Off the Mark 2003
Over or Under Estimated Prospects
Summer 2003

As one might expect it's much easier to find examples of prospect projections that proved erroneous than to find examples of a prospect morphing into his expected conclusion.

More tend to spoil than turn into that dream player that everyone lauded on draft day.

Fans tend to be very optimistic about the future, and nowhere is that more true than when grade points are dolled out to prospects during an off season.

Every first round pick is destined to be a star; that enigmatic late round pick from the Ukraine is a can't miss number one goaltender, and all those really big kids are guaranteed to be the next Chris Pronger.


Then reality sets in.

Most fail.


The average NHL team only finds two to three players in any one draft year that actually go on to play. Conversely's prospect section tends to project twice that many players per draft year to play average or above roles.

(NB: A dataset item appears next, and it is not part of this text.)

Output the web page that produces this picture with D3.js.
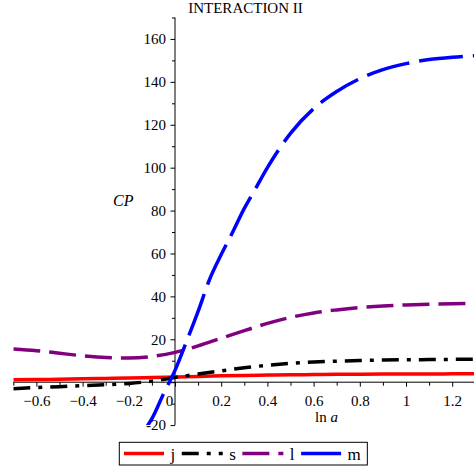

So clearly when we look back, like I say, it's quite simple to find examples of projection failure. For that reason alone I won't rehash players from last year's "Off the Mark" feature I think we've beaten the Rico Fata / Daniel Tkaczuk mess to death.

Off the Mark 2003

Matthias Johansson (2002) 2.8

A 2.8 rating isn't all that high in the grand scheme of things, but in this case it clearly missed the mark with the seasoned Swedish defensive winger. Johansson came over to the Flames for training camp last fall, made the team, but then fell out of favour with Darryl Sutter. Later in the season he was dealt to the Pittsburgh Penguins along with Micki Dupont in exchange for Shean Donovan. This summer Johansson wasn't qualified, a sign that his NHL career may have come to a screeching halt. With only 58 games and a less than savory finish to his season it's safe to say that Johansson didn't live up to his just below average prospect rating.

Jesse Cook (2002) 2.6

While we are in no position to fully assess the continued upside of Jesse Cooke the hockey player, we believe it is safe to assume that he didn't live up to his 2.6 rating or claim to the club's third best defensive prospect last summer since the club let him walk after training camp. Cook wasn't able to secure NHL employment with any of the other 29 NHL clubs after being released by Calgary and finally settled in the ECHL with the Lexington Men of War. It's a long road from there Jesse!

Levente Szuper (2002) 3.4

Not to pick on Levente Szuper as his career is far from being labeled over, but we can't let readers off the hook for naming the club's fourth ranked prospect seven months before the team cut him loose. Whoops. Szuper is a talented goaltender, one that could still rise up and bite the team on their proverbial butt, but in today's terms he's a man without a team, a far cry from last summer's estimation.

Work in Progress

Some players are well on their way to their expected roles; they've graduated to the NHL and are continuing the learning process necessary to convert potential skill into actual performance. The fact remains however, that these players still aren't contributing to their Prospect ranking level and because of that they're still not off the hook.

Jordan Leopold (2002) 4.3

Jordan Leopold is likely a lot closer to the 4.3 mark than many may realize. The explanation of a 4.0 in our scale going into the process read as "a solid player; 1st/2nd line, 2nd/3rd defencemen". Granted Leopold is holding down a roster spot on a perenial non-playoff team, but at season's end he did appear to be in that top pairing. It will however be a number of seasons before the Gopher graduate can lay claim to the role of the average NHL level 2nd defenceman.

Chuck Kobasew (2002) 4.2

On a developmental scale, Chuck Kobasew is still a notch or two below the more seasoned Jordan Leopold. All signs for training camp 2003 point to the Boston U product assuming a second line role with the team, a role that does seem to match his 4.2 rating. But a spot on a roster and actually fulfilling the role to the expectation level of that spot are two very different things.